Some co-finite subsets of rational numbers

Question

Is there any $A\subseteq \mathbb{Q}$ such that $A-A$ is a non-trivial co-finite subset?

Note that $A-A=\{a_1-a_2: a_1,a_2\in A\}$, also see A type of integer numbers set.

Answer 1

Let $\Bbb{Q} \cap (1, +\infty) = \{ r_k \}_{k \ge 1}$, then $$A= \left\{ 1+r_1+\sum_{k=1}^n r_k : n \ge 0\right\} \cup \{ x \in \Bbb{Q} : 0 \le x < 1\}$$ works. With this choice of $A$ you have $$A-A = \Bbb{Q} \setminus \{ -1, 1 \}$$

WHY DOES $A$ WORK?

For simplicity, let's denote $$B=\left\{ 1+r_1+\sum_{k=1}^n r_k : n \ge 0\right\} = \{ 1+r_1 , 1+2r_1 , 1+2r_1+r_2, 1+2r_1+r_2+r_3 , \dots \}$$, and $C= \Bbb{Q} \cap [0,1)$. Then $A$ is nothing but $B \cup C$. Note that $B \subseteq (1, + \infty )$, so that $B,C$ are disjoint.
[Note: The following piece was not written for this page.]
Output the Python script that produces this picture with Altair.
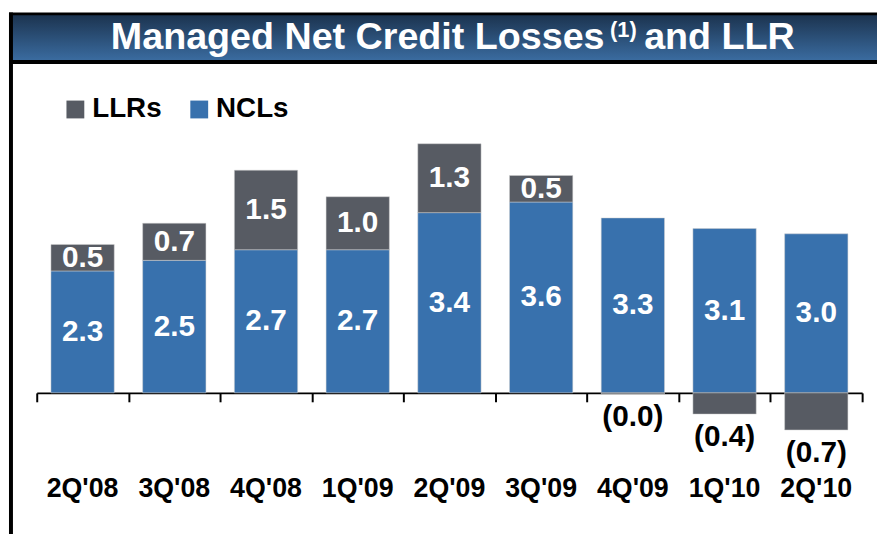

Let's show that $A-A \subseteq \Bbb{Q} \setminus \{ -1, 1\}$. It is enough to show that $1 \notin A-A$ (in fact, if $-1 \in A-A$, then $-1=a_1-a_2$, and so $1 = a_2-a_1 \in A-A$). Let $a_1-a_2$ be an element of $A-A$ , with $a_1, a_2 \in A$ and $a_2<a_1$: we need to show that $a_1-a_2 \neq 1$. Divide three cases:

1. if both $a_1, a_2 \in C$, then $a_1-a_2 < 1$.

2. if both $a_1, a_2 \in B$, then $$a_1-a_2 = (1+r_1+r_1+ \dots + r_m + \dots +r_n)- (1+ r_1 +r_1 + \dots + r_m) =\\= r_{m+1} + \dots + r_n > 1$$

3. if $a_1 \in B$ and $a_2 \in C$, then $$a_1-a_2 = (1+ r_1+r_1 + \dots + r_n)-a_2 > (1+r_1+r_1 \dots + r_n) - 1 =\\= r_1 +r_1+ \dots + r_n > 1$$

In any case, $a_1-a_2 \neq 1$, so we proved the first inclusion.

For the other inclusion $\Bbb{Q} \setminus \{ -1, 1\} \subseteq A-A$, we divide four cases:

1. for all $x \in \Bbb{Q} \cap (- \infty , -1)$ we have that $-x = r_k$ for some $k$. Then * $$x = -r_k = (1+r_1 +r_1 + \dots + r_{k-1})-(1+r_1 +r_1 + \dots + r_{k}) \in A-A$$

2. for all $x \in \Bbb{Q} \cap (-1,0)$ we have $-x \in C$, hence $$x= 0-(-x) \in A-A$$

3. for all $x \in \Bbb{Q} \cap [0,1)$ we have $x \in C$, hence $$x= x-0 \in A-A$$

4. for all $x \in \Bbb{Q} \cap (1, + \infty )$ we have that $x = r_k$ for some $k$. Then * $$x = r_k = (1+r_1 +r_1 + \dots + r_k)-(1+r_1 +r_1 + \dots + r_{k-1}) \in A-A$$

*Note that here we have $r_1+ \dots + r_{k-1}$, which has to be intended as the empty sum ($=0$) for $k=1$.

In any case $x \in A-A$, and so we proved the other inclusion.